Unbändiger Drang nach „Westmark“
Produziert im VEB Münze der DDR grenzten sich die DDR-Gedenkmünzen klar von den bundesdeutschen Ausgaben durch ihre schüsselförmige, scharfrandige Form ab. „Der muldenförmig vertiefte Münzrand war von Anfang an vorgegeben. Er war wohl international selten, man versprach sich davon eine gewisse Attraktivität. Der Vorzug bestand in der Möglichkeit, den Entwurf stärker plastisch durchzugestalten und größere Reliefhöhen im Teller zu gewinnen“, schrieb Axel Bertram, der künstlerische Leiter des Emissionsprogramms. Nachteilig sei der Zwang zu konzentrischen Kompositionen gewesen, damit seien „unkonventionelle, pointierte Anordnungen“ ausgeschieden.

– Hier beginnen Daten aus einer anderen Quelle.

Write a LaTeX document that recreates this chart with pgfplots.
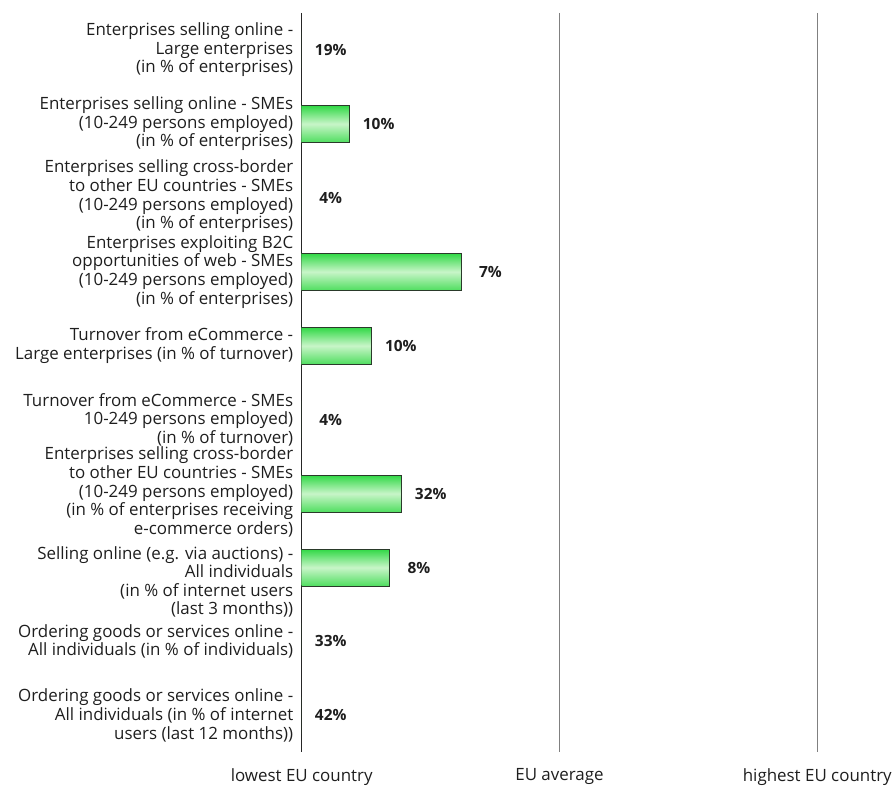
\documentclass[border=0pt]{standalone}
\usepackage{pgfplots}
\pgfplotsset{compat=1.18}
\usepackage{fontspec}
\setmainfont{Open Sans}
\definecolor{txt}{HTML}{1E1E1E}
\definecolor{gtop}{HTML}{30D845}
\definecolor{gmid}{HTML}{C8F5C8}
\definecolor{gbot}{HTML}{50DE60}
\definecolor{gedge}{HTML}{2A3A2A}
\pgfplotsset{gbar/.style={draw=gedge, line width=0.8bp, top color=gtop, bottom color=gbot, middle color=gmid}}
\begin{document}
\begin{tikzpicture}
\begin{axis}[
  name=ax,
  scale only axis,
  width=516bp, height=740bp,
  xmin=0, xmax=1,
  ymin=-0.5, ymax=9.5,
  y dir=reverse,
  axis line style={draw=none},
  major tick length=0pt,
  xtick={0.5,1},
  xticklabels={EU average,highest EU country},
  extra x ticks={0},
  extra x tick labels={lowest EU country},
  extra x tick style={grid style={draw=black!85, line width=0.9bp}},
  xmajorgrids,
  grid style={draw=black!50, line width=0.8bp},
  xticklabel style={font=\fontsize{17}{18}\selectfont, text=txt, yshift=-13bp},
  ytick={0,...,9},
  yticklabel style={font=\fontsize{17}{18.7}\selectfont, text=txt, align=right, xshift=-5bp},
  yticklabels={
    {Enterprises selling online -\\Large enterprises\\(in \% of enterprises)},
    {Enterprises selling online - SMEs\\(10-249 persons employed)\\(in \% of enterprises)},
    {Enterprises selling cross-border\\to other EU countries - SMEs\\(10-249 persons employed)\\(in \% of enterprises)\\[-11.7bp]\mbox{}},
    {Enterprises exploiting B2C\\opportunities of web - SMEs\\(10-249 persons employed)\\(in \% of enterprises)},
    {Turnover from eCommerce -\\Large enterprises (in \% of turnover)},
    {Turnover from eCommerce - SMEs\\10-249 persons employed)\\(in \% of turnover)},
    {Enterprises selling cross-border\\to other EU countries - SMEs\\(10-249 persons employed)\\(in \% of enterprises receiving\\e-commerce orders)\\[-12.7bp]\mbox{}},
    {\mbox{}\\[23bp]Selling online (e.g. via auctions) -\\All individuals\\(in \% of internet users\\(last 3 months))},
    {Ordering goods or services online -\\All individuals (in \% of individuals)},
    {Ordering goods or services online -\\All individuals (in \% of internet\\users (last 12 months))}
  },
  xbar, bar width=37bp, bar shift=0pt,
  nodes near coords,
  point meta=explicit symbolic,
  every node near coord/.append style={anchor=center, xshift=29bp, font=\fontsize{15.5}{18}\selectfont\bfseries, text=txt},
]
\addplot[gbar] coordinates {(0,0) [19\%]};
\addplot[gbar] coordinates {(0.093,1) [10\%]};
\addplot[gbar] coordinates {(0,2) [4\%]};
\addplot[gbar] coordinates {(0.31,3) [7\%]};
\addplot[gbar] coordinates {(0.136,4) [10\%]};
\addplot[gbar] coordinates {(0,5) [4\%]};
\addplot[gbar] coordinates {(0.194,6) [32\%]};
\addplot[gbar] coordinates {(0.171,7) [8\%]};
\addplot[gbar] coordinates {(0,8) [33\%]};
\addplot[gbar] coordinates {(0,9) [42\%]};
\end{axis}
\path (ax.south west) ++(-302bp,-31bp) coordinate (bl);
\path (ax.north east) ++(77bp,13bp) coordinate (tr);
\path (bl) rectangle (tr);
\end{tikzpicture}
\end{document}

Der unbändige Drang nach „Westmark“ trieb auch in diesem Segment eigenartige Blüten. So wurden unterschiedliche Versionen ein und desselben Themas hergestellt, mal in einer vergleichsweise hohen Auflage, mal in geringer Stückzahl und manchmal auch in einem von der Norm abweichenden Metall. Erst nach der Wiedervereinigung wurden manche Geheimnisse um die DDR-Münzen gelüftet. Bei bei der Sichtung von Akten der Staatsbank der DDR und der Berliner Münze stellte sich heraus, dass die offiziell bis 1990 veröffentlichten Prägezahlen häufig nicht stimmen. Denn von verschiedenen Ausgaben wurden tausende Stücke wieder eingeschmolzen, um Silber für neue Emissionen zu gewinnen. Ein anderer Grund war, dass viele in großen Auflagen hergestellte Sondermünzen liegen blieben, weshalb auch sie den Tod im Tiegel erlitten. Das ist nun alles Geschichte, übrig sind die zum Teil sehr ansprechend gestalteten DDR-Münzen, die sich bei Sammlern großer Beliebtheit erfreuen und deren Preise sich, von extreme Seltenheiten abgesehen, auf einem mittleren Niveau bewegen.